Frequently Asked Questions
Do photographers need a website in 2026 if they already have Instagram?
Most do. Instagram is excellent for being seen, but it cannot rank on Google, it cannot be searched by clients looking for a photographer in a specific city, and the account is not something you own. A website complements Instagram by converting that attention into booked work through a real inquiry form, transparent pricing, and a presentation you control.
Can a photographer get clients without a website?
Yes, some can. Photographers booked entirely through referrals, assisting work, or a single marketplace can run without a website for a while. The limit is discovery: without a site you are nearly invisible to anyone who does not already know you or your network, so growth past your current circle gets hard. Most photographers in that situation eventually need a site.
How much does a photography website cost in 2026?
The site itself can cost nothing to start. Modern builders, including Framekit, have free plans with no credit card required. The real ongoing cost is a custom domain at roughly 10 to 15 dollars a year, plus a paid builder plan, often around 19 dollars a month or a one-time fee, once you want to remove branding and connect your own domain.
Is a portfolio website better than a Squarespace or Instagram link-in-bio page?
A full website is better for credibility and search. A link-in-bio page is a list of links, not a portfolio, and it does not rank on Google or present your work, pricing, and process in one place. A proper site reads as a real business to a paying client, which a link page never quite does. Keep the link page if you like, but point it at a real site.
How long does it take to build a photography website?
Less time than most photographers expect. With an AI-assisted builder you can have a real first draft in under an hour, then spend an evening refining galleries, copy, and your inquiry form. The slower part is curating which images to show. A tight portfolio of your strongest 15 to 25 photographs beats a sprawling archive.
What should a photographer's website include?

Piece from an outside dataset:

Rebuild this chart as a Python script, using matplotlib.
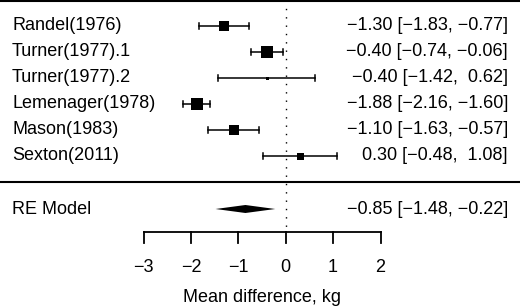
import matplotlib.pyplot as plt

plt.rcParams['font.family'] = ['Liberation Sans', 'DejaVu Sans']

studies = ["Randel(1976)", "Turner(1977).1", "Turner(1977).2",
           "Lemenager(1978)", "Mason(1983)", "Sexton(2011)"]
est = [-1.30, -0.40, -0.40, -1.88, -1.10, 0.30]
lo = [-1.83, -0.74, -1.42, -2.16, -1.63, -0.48]
hi = [-0.77, -0.06, 0.62, -1.60, -0.57, 1.08]
box_px = [10, 11.5, 3, 12.5, 10, 7]  # box size follows study weight

re_est, re_lo, re_hi = -0.85, -1.48, -0.22
ticks = [-3, -2, -1, 0, 1, 2]

# figure is 520x308 px; x in data units, y in pixels from top
px_per_unit = 47.4
x0_px = 285.7
W, H = 520, 308

fig = plt.figure(figsize=(5.2, 3.08), dpi=100)
ax = fig.add_axes([0, 0, 1, 1])
ax.set_xlim(-x0_px / px_per_unit, (W - x0_px) / px_per_unit)
ax.set_ylim(H, 0)
ax.axis('off')

def fmt(v):
    return f"{v:.2f}".replace("-", "\u2212")

def ci_text(e, l, h):
    hs = fmt(h)
    if h >= 0:
        hs = " " + hs
    return f"{fmt(e)} [{fmt(l)}, {hs}]"

xl = ax.get_xlim()
xlab = xl[0] + 12 / px_per_unit
xright = xl[0] + 508 / px_per_unit
fs = 13

ax.plot(xl, [1, 1], color='black', lw=1.5)
ax.plot(xl, [182, 182], color='black', lw=1.5)
ax.plot([0, 0], [0, 227], color='black', lw=1, ls=(0, (1, 5)))

for i, name in enumerate(studies):
    y = 26 + 26 * i
    ax.plot([lo[i], hi[i]], [y, y], color='black', lw=1.1)
    for c in (lo[i], hi[i]):
        ax.plot([c, c], [y - 3, y + 3], color='black', lw=1.1)
    ax.plot(est[i], y, marker='s', color='black',
            markersize=box_px[i] * 0.72, markeredgewidth=0)
    ax.text(xlab, y, name, fontsize=fs, va='center', ha='left')
    ax.text(xright, y, ci_text(est[i], lo[i], hi[i]), fontsize=fs,
            va='center', ha='right')

yre = 209
ax.fill([re_lo, re_est, re_hi, re_est], [yre, yre - 4, yre, yre + 4],
        color='black', lw=0)
ax.text(xlab, yre, "RE Model", fontsize=fs, va='center', ha='left')
ax.text(xright, yre, ci_text(re_est, re_lo, re_hi), fontsize=fs,
        va='center', ha='right')

ax.plot([ticks[0], ticks[-1]], [232, 232], color='black', lw=1.3)
for t in ticks:
    ax.plot([t, t], [232, 243], color='black', lw=1.3)
    ax.text(t, 267, f"{t}".replace("-", "\u2212"), fontsize=fs,
            ha='center', va='center')
ax.text(sum(ticks[::len(ticks) - 1]) / 2, 298, "Mean difference, kg",
        fontsize=fs, ha='center', va='center')

fig.savefig("out.png", dpi=100)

At a minimum: a portfolio organized by the work you want more of, an about section with a real photo of you, clear contact or inquiry options, and enough pricing or package information that a client can self-qualify. Fast-loading image galleries matter, since photography sites are image-heavy and slow pages lose visitors before they see your work.
What happens to my website if the builder I use shuts down?
It is a fair worry, and the honest answer is that no builder can promise to exist forever. What protects you is portability: your domain is yours, your images are yours, and your written content is yours, so you can move to another platform. Before committing, check that your chosen builder lets you connect your own domain and export your content, so a shutdown means a migration, not a total loss.
Do I still need a website if I only shoot for myself as a hobby?
No. If photography is purely personal and you have no intention of selling prints, booking clients, or building an audience, a website is optional. A hobby does not need to be discovered by strangers, and discovery is the main job a website does. If that ever changes, and for many hobbyists it eventually does, a site becomes worth building.
The Bottom Line
Do photographers need a website in 2026? If you want to be found, trusted, and paid by people outside your existing network, yes, and building one now costs little and takes under an hour. If photography is a hobby or you are happily full on referrals, you can wait, just build the site before you need it rather than during the scramble.